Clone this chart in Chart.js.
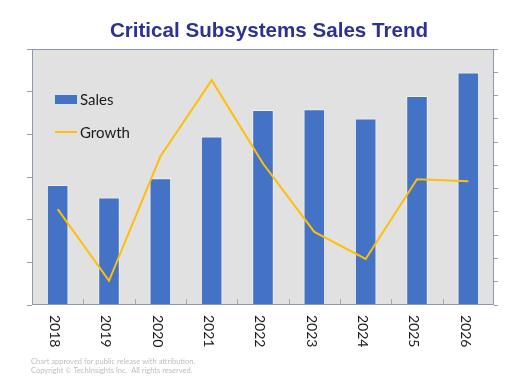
<!DOCTYPE html>
<html>
<head>
<meta charset="utf-8">
<script src="https://cdn.jsdelivr.net/npm/chart.js@4.4.1/dist/chart.umd.min.js"></script>
<style>
html,body{margin:0;padding:0;background:#fff;}
#wrap{width:520px;height:387px;position:relative;}
</style>
</head>
<body>
<div id="wrap"><canvas id="c" width="520" height="387"></canvas></div>
<script>
const categories = ['2018','2019','2020','2021','2022','2023','2024','2025','2026'];
const sales = [2.81, 2.52, 2.97, 3.95, 4.57, 4.59, 4.37, 4.90, 5.45];
const growth = [5.6, -9.8, 16.9, 33.3, 15.4, 0.7, -5.1, 12.0, 11.6];
const salesTicks = [0, 1, 2, 3, 4, 5, 6];
const growthTicks = [-15, -10, -5, 0, 5, 10, 15, 20, 25, 30, 35, 40];
const titleText = 'Critical Subsystems Sales Trend';
const footerLines = ['Chart approved for public release with attribution.', 'Copyright \u00A9 TechInsights Inc.  All rights reserved.'];

const BAR = '#4472C4', LINE = '#FFBE0A';

const deco = {
  id: 'deco',
  beforeDraw(chart) {
    const {ctx, chartArea: a} = chart;
    ctx.save();
    ctx.fillStyle = '#E1E1E1';
    ctx.fillRect(a.left, a.top, a.right - a.left, a.bottom - a.top);
    ctx.restore();
  },
  afterDatasetsDraw(chart) {
    const {ctx, chartArea: a, scales} = chart;
    const x = scales.x;
    ctx.save();
    ctx.strokeStyle = '#A8A8A8';
    ctx.lineWidth = 1;
    for (let i = 0; i < categories.length - 1; i++) {
      const px = Math.round((x.getPixelForValue(i) + x.getPixelForValue(i + 1)) / 2) + 0.5;
      ctx.beginPath(); ctx.moveTo(px, a.bottom - 6); ctx.lineTo(px, a.bottom); ctx.stroke();
    }
    ctx.strokeStyle = '#8D98AE';
    ctx.strokeRect(Math.round(a.left) + 0.5, Math.round(a.top) + 0.5, Math.round(a.right - a.left) - 1, Math.round(a.bottom - a.top) - 1);
    ctx.fillStyle = '#1A1A1A';
    ctx.font = '14px Lato';
    ctx.textAlign = 'left';
    ctx.textBaseline = 'middle';
    categories.forEach((c, i) => {
      const px = x.getPixelForValue(i) - 3;
      ctx.save();
      ctx.translate(px, a.bottom + 10);
      ctx.rotate(Math.PI / 2);
      ctx.fillText(c, 0, 0);
      ctx.restore();
    });
    const ds = chart.data.datasets;
    ctx.font = '15px Lato';
    ctx.fillStyle = BAR;
    ctx.fillRect(55, 95, 22, 9);
    ctx.fillStyle = '#1A1A1A';
    ctx.fillText(ds[1].label, 80, 100);
    ctx.strokeStyle = LINE; ctx.lineWidth = 2;
    ctx.beginPath(); ctx.moveTo(55, 132); ctx.lineTo(77, 132); ctx.stroke();
    ctx.fillStyle = '#1A1A1A';
    ctx.fillText(ds[0].label, 80, 133);
    ctx.font = 'bold 20.6px "Liberation Sans", Arial';
    ctx.fillStyle = '#2E3192';
    ctx.textAlign = 'center';
    ctx.fillText(titleText, 269, 31);
    ctx.font = '7.5px Lato';
    ctx.fillStyle = '#BDBDBD';
    ctx.textAlign = 'left';
    ctx.fillText(footerLines[0], 31, 362);
    ctx.fillText(footerLines[1], 31, 371);
    ctx.restore();
  }
};

new Chart(document.getElementById('c'), {
  data: {
    labels: categories,
    datasets: [
      {type: 'line', label: 'Growth', data: growth, yAxisID: 'y2', borderColor: LINE, borderWidth: 2, pointRadius: 0, tension: 0, order: 0},
      {type: 'bar', label: 'Sales', data: sales, yAxisID: 'y', backgroundColor: BAR, borderColor: '#F2F2F2', borderWidth: 1, barPercentage: 0.42, categoryPercentage: 1, order: 1}
    ]
  },
  options: {
    responsive: false,
    animation: false,
    layout: {padding: {left: 27, right: 22, top: 49, bottom: 82}},
    plugins: {legend: {display: false}, title: {display: false}, tooltip: {enabled: false}},
    scales: {
      x: {display: false, offset: true},
      y: {
        position: 'left', min: salesTicks[0], max: salesTicks[salesTicks.length - 1],
        afterBuildTicks: s => { s.ticks = salesTicks.map(v => ({value: v})); },
        ticks: {display: false},
        border: {display: false},
        grid: {drawOnChartArea: false, drawTicks: true, tickLength: 5, tickColor: '#A0A0A0'}
      },
      y2: {
        position: 'right', min: growthTicks[0], max: growthTicks[growthTicks.length - 1],
        afterBuildTicks: s => { s.ticks = growthTicks.map(v => ({value: v})); },
        ticks: {display: false},
        border: {display: false},
        grid: {drawOnChartArea: false, drawTicks: true, tickLength: 4, tickColor: '#A0A0A0'}
      }
    }
  },
  plugins: [deco]
});
</script>
</body>
</html>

SHORT EXERCISE:
All of the material above is to be copied exactly, except for its images.

OUTPUT:
Clone this chart in Chart.js.
<!DOCTYPE html>
<html>
<head>
<meta charset="utf-8">
<script src="https://cdn.jsdelivr.net/npm/chart.js@4.4.1/dist/chart.umd.min.js"></script>
<style>
html,body{margin:0;padding:0;background:#fff;}
#wrap{width:520px;height:387px;position:relative;}
</style>
</head>
<body>
<div id="wrap"><canvas id="c" width="520" height="387"></canvas></div>
<script>
const categories = ['2018','2019','2020','2021','2022','2023','2024','2025','2026'];
const sales = [2.81, 2.52, 2.97, 3.95, 4.57, 4.59, 4.37, 4.90, 5.45];
const growth = [5.6, -9.8, 16.9, 33.3, 15.4, 0.7, -5.1, 12.0, 11.6];
const salesTicks = [0, 1, 2, 3, 4, 5, 6];
const growthTicks = [-15, -10, -5, 0, 5, 10, 15, 20, 25, 30, 35, 40];
const titleText = 'Critical Subsystems Sales Trend';
const footerLines = ['Chart approved for public release with attribution.', 'Copyright \u00A9 TechInsights Inc.  All rights reserved.'];

const BAR = '#4472C4', LINE = '#FFBE0A';

const deco = {
  id: 'deco',
  beforeDraw(chart) {
    const {ctx, chartArea: a} = chart;
    ctx.save();
    ctx.fillStyle = '#E1E1E1';
    ctx.fillRect(a.left, a.top, a.right - a.left, a.bottom - a.top);
    ctx.restore();
  },
  afterDatasetsDraw(chart) {
    const {ctx, chartArea: a, scales} = chart;
    const x = scales.x;
    ctx.save();
    ctx.strokeStyle = '#A8A8A8';
    ctx.lineWidth = 1;
    for (let i = 0; i < categories.length - 1; i++) {
      const px = Math.round((x.getPixelForValue(i) + x.getPixelForValue(i + 1)) / 2) + 0.5;
      ctx.beginPath(); ctx.moveTo(px, a.bottom - 6); ctx.lineTo(px, a.bottom); ctx.stroke();
    }
    ctx.strokeStyle = '#8D98AE';
    ctx.strokeRect(Math.round(a.left) + 0.5, Math.round(a.top) + 0.5, Math.round(a.right - a.left) - 1, Math.round(a.bottom - a.top) - 1);
    ctx.fillStyle = '#1A1A1A';
    ctx.font = '14px Lato';
    ctx.textAlign = 'left';
    ctx.textBaseline = 'middle';
    categories.forEach((c, i) => {
      const px = x.getPixelForValue(i) - 3;
      ctx.save();
      ctx.translate(px, a.bottom + 10);
      ctx.rotate(Math.PI / 2);
      ctx.fillText(c, 0, 0);
      ctx.restore();
    });
    const ds = chart.data.datasets;
    ctx.font = '15px Lato';
    ctx.fillStyle = BAR;
    ctx.fillRect(55, 95, 22, 9);
    ctx.fillStyle = '#1A1A1A';
    ctx.fillText(ds[1].label, 80, 100);
    ctx.strokeStyle = LINE; ctx.lineWidth = 2;
    ctx.beginPath(); ctx.moveTo(55, 132); ctx.lineTo(77, 132); ctx.stroke();
    ctx.fillStyle = '#1A1A1A';
    ctx.fillText(ds[0].label, 80, 133);
    ctx.font = 'bold 20.6px "Liberation Sans", Arial';
    ctx.fillStyle = '#2E3192';
    ctx.textAlign = 'center';
    ctx.fillText(titleText, 269, 31);
    ctx.font = '7.5px Lato';
    ctx.fillStyle = '#BDBDBD';
    ctx.textAlign = 'left';
    ctx.fillText(footerLines[0], 31, 362);
    ctx.fillText(footerLines[1], 31, 371);
    ctx.restore();
  }
};

new Chart(document.getElementById('c'), {
  data: {
    labels: categories,
    datasets: [
      {type: 'line', label: 'Growth', data: growth, yAxisID: 'y2', borderColor: LINE, borderWidth: 2, pointRadius: 0, tension: 0, order: 0},
      {type: 'bar', label: 'Sales', data: sales, yAxisID: 'y', backgroundColor: BAR, borderColor: '#F2F2F2', borderWidth: 1, barPercentage: 0.42, categoryPercentage: 1, order: 1}
    ]
  },
  options: {
    responsive: false,
    animation: false,
    layout: {padding: {left: 27, right: 22, top: 49, bottom: 82}},
    plugins: {legend: {display: false}, title: {display: false}, tooltip: {enabled: false}},
    scales: {
      x: {display: false, offset: true},
      y: {
        position: 'left', min: salesTicks[0], max: salesTicks[salesTicks.length - 1],
        afterBuildTicks: s => { s.ticks = salesTicks.map(v => ({value: v})); },
        ticks: {display: false},
        border: {display: false},
        grid: {drawOnChartArea: false, drawTicks: true, tickLength: 5, tickColor: '#A0A0A0'}
      },
      y2: {
        position: 'right', min: growthTicks[0], max: growthTicks[growthTicks.length - 1],
        afterBuildTicks: s => { s.ticks = growthTicks.map(v => ({value: v})); },
        ticks: {display: false},
        border: {display: false},
        grid: {drawOnChartArea: false, drawTicks: true, tickLength: 4, tickColor: '#A0A0A0'}
      }
    }
  },
  plugins: [deco]
});
</script>
</body>
</html>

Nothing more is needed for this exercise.